Title: Russia and North America
Description:
Following Vitus Bering’s second exploratory voyage, which sighted land on the North American continent in 1741, the Russians began to venture from Asia across the North Pacific Ocean to the Aleutian Islands, and later the Alaskan mainland.
“Russian America” eventually came to include territory in Alaska and, briefly, in California and the Hawaiian Islands.
The Russian colonies in America, as Russian America was officially called, were overseen between 1799 and 1867 by the Russian-American Company (RAC), a chartered Saint Petersburg-based joint-stock fur trade company that descended from a merger of several Siberian-based merchant-run enterprises but was also modeled loosely on contemporary West European colonial companies.
Under the oversight of the RAC, Russian employees and Alaska Native hunters (mostly the Unangan Aleut and the Alutiiq of Kodiak Island) controlled the marine fur trade of the North Pacific, in the process changing its ecology.
After the Russians, in the early nineteenth century, advanced from their previous colonial center on Kodiak Island to the Alaska Panhandle area inhabited by the Tlingit, Novo-Arkhangel’sk (present-day Sitka, Alaska) became Russian America’s administrative capital.
It was also arguably the Russian Empire’s best-functioning port in the Pacific.
As such, Sitka became an important port of call for numerous Russian and foreign voyages.
Beginning in 1804, Russian America became a destination for Russian circumnavigation voyages originating in the Baltic: these voyages inevitably made stops in ports around the world, including the Atlantic.
In December 1866, Russia’s government decided to sell Russian America to the United States, concluding the sale in March 1867.
Diplomatic relations between the United States and the Russian Empire were, on the whole, cordial from the formation of the United States up through the transfer of Alaska, mainly because of a common strategic adversary—the British Empire.

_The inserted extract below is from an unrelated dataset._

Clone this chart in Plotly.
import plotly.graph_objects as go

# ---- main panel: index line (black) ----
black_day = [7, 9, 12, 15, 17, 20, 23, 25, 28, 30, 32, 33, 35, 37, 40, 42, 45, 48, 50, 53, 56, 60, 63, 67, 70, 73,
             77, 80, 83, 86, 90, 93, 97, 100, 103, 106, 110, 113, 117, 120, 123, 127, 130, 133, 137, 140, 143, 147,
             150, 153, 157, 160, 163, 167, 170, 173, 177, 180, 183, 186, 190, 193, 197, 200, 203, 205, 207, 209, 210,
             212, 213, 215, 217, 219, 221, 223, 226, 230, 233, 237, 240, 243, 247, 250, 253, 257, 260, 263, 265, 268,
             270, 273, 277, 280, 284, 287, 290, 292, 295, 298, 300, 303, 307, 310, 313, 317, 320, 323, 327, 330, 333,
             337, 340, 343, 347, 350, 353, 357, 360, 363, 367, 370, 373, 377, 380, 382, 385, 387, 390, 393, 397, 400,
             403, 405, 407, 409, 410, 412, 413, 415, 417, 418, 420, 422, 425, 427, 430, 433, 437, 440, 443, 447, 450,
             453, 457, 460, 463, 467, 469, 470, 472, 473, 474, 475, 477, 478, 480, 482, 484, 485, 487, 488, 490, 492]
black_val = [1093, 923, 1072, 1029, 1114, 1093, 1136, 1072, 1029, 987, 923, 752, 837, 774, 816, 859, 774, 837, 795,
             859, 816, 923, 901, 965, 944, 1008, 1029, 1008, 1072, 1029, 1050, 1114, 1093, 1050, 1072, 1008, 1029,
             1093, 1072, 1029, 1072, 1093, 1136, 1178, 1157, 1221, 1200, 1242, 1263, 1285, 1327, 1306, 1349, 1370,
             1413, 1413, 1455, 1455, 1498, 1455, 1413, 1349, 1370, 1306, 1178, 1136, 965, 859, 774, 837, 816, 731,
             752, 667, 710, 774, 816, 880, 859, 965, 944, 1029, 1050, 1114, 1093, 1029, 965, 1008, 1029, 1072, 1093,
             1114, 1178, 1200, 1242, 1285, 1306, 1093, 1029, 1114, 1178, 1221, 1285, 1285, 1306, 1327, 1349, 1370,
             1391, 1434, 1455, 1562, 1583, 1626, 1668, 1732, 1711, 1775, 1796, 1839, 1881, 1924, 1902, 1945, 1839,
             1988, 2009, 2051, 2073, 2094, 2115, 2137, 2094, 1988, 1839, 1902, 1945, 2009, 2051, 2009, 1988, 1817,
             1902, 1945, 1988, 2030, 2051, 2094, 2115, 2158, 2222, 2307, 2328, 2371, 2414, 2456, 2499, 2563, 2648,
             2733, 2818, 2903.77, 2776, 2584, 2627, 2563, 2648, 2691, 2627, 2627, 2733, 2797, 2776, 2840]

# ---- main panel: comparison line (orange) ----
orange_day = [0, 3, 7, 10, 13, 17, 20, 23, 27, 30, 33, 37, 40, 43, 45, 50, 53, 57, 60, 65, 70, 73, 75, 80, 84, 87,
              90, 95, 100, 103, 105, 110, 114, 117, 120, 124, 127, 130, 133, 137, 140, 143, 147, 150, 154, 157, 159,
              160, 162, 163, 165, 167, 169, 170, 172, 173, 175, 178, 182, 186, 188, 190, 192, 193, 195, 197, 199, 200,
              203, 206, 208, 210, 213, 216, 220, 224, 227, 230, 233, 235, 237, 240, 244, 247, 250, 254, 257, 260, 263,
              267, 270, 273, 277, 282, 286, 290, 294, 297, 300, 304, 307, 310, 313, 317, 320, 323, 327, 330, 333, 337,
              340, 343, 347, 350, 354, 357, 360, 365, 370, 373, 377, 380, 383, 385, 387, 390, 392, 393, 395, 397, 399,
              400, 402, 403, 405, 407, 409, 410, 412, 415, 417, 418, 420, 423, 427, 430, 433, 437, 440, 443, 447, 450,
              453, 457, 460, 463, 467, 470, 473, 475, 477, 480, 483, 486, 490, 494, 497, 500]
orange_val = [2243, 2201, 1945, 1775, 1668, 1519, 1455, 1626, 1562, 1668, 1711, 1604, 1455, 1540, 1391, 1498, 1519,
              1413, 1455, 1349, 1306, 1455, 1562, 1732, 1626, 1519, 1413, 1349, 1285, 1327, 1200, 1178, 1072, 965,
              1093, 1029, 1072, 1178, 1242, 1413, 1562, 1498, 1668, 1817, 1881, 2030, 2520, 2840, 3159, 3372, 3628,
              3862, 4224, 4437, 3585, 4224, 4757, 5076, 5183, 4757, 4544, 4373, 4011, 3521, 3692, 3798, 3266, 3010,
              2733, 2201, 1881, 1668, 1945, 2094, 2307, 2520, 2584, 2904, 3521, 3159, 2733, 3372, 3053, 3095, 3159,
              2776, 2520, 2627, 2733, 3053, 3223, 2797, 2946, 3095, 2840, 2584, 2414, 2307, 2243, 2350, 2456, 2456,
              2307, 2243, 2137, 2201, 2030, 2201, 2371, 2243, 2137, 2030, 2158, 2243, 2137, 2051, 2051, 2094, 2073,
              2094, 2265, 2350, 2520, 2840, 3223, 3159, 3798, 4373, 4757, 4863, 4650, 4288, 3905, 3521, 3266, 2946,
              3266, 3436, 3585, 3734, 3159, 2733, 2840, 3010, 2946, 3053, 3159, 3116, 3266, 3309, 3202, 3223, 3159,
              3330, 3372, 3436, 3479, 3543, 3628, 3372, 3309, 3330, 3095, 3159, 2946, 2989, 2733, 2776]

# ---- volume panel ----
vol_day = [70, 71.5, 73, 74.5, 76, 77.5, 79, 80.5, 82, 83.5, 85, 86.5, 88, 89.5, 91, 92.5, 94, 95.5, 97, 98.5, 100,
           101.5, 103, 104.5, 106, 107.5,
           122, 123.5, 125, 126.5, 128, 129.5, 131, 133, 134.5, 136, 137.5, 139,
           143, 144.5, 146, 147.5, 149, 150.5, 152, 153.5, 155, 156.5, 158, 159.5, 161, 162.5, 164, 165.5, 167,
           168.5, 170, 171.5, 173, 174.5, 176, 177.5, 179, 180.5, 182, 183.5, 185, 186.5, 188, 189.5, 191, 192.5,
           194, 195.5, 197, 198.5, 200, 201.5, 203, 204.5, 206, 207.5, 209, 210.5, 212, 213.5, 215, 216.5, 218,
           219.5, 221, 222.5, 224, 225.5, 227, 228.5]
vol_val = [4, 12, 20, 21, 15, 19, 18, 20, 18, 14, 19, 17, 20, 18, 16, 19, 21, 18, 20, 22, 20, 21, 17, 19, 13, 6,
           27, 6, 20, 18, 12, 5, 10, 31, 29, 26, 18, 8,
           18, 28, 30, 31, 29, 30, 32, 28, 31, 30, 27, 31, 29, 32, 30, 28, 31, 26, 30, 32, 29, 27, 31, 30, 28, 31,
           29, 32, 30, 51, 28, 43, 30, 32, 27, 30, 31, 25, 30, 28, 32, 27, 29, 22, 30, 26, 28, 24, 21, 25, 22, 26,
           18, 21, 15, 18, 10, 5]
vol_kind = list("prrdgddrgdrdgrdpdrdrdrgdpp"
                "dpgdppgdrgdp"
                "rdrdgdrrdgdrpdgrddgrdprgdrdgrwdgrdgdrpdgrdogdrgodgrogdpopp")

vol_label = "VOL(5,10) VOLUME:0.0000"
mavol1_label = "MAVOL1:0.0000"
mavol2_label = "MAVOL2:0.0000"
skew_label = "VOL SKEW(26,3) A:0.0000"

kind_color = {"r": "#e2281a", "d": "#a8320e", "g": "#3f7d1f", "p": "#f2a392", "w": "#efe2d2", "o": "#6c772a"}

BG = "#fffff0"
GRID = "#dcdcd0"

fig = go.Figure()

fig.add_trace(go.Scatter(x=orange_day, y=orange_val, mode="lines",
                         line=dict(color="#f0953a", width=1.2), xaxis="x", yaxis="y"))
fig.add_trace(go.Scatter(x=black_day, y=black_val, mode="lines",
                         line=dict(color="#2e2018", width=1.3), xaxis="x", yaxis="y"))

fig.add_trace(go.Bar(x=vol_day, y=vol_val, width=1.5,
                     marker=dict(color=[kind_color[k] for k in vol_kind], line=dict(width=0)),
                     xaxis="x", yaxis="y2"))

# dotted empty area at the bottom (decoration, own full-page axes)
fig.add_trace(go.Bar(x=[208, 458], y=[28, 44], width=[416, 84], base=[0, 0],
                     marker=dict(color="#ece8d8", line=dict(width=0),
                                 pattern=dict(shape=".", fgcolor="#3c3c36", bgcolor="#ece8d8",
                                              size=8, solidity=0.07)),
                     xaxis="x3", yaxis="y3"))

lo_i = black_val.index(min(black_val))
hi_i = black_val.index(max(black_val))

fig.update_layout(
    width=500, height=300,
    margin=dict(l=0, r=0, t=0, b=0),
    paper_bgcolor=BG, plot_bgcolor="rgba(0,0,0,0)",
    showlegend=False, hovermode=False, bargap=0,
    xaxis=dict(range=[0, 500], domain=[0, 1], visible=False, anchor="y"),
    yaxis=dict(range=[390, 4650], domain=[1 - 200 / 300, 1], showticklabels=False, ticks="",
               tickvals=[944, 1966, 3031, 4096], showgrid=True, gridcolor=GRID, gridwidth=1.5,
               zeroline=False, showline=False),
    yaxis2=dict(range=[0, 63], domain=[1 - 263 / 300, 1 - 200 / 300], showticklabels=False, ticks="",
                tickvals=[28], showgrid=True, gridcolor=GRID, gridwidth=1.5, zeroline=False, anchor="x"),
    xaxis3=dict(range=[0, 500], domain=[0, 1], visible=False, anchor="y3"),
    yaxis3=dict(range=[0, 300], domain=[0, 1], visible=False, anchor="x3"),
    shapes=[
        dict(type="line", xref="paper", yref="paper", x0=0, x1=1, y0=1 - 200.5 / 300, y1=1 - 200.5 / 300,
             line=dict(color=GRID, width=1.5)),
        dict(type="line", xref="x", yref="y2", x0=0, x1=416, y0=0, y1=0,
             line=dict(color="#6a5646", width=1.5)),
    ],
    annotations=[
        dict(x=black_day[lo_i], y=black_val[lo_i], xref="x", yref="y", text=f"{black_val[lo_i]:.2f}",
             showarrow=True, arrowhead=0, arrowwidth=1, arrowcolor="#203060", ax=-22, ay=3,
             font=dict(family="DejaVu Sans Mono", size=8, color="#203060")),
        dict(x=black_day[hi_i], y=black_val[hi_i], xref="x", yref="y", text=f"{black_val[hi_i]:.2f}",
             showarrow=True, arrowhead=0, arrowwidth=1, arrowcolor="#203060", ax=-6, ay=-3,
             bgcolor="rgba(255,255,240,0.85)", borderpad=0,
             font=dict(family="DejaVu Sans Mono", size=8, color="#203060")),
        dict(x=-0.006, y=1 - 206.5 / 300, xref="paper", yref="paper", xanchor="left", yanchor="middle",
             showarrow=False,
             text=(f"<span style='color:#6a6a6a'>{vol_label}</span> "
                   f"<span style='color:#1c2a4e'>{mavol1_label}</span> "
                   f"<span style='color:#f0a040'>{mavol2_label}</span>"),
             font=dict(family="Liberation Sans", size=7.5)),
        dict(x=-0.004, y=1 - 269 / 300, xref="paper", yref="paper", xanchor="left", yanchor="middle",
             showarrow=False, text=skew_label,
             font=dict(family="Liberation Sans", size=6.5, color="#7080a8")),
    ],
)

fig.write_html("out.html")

Then again, on the Northwest Coast of North America, from the 1830s on, the RAC often cooperated rather than competed with the British Hudson’s Bay Company (HBC), even “loaning” the HBC Russian territory in the Alaska Panhandle in exchange for provisioning Sitka from British Columbia.
This localized cooperation was designed to be at the expense of the two companies’ smaller American competitors and the Native American hunters and trappers.
A secret treaty protected RAC and HBC territories in North America from the hostilities of warfare during the Crimean War (1853–1856).
But the awareness of the vulnerability of Russian America to naval attack, brought into focus by that war, helped convince Russian officials to terminate their experiment in overseas colonialism.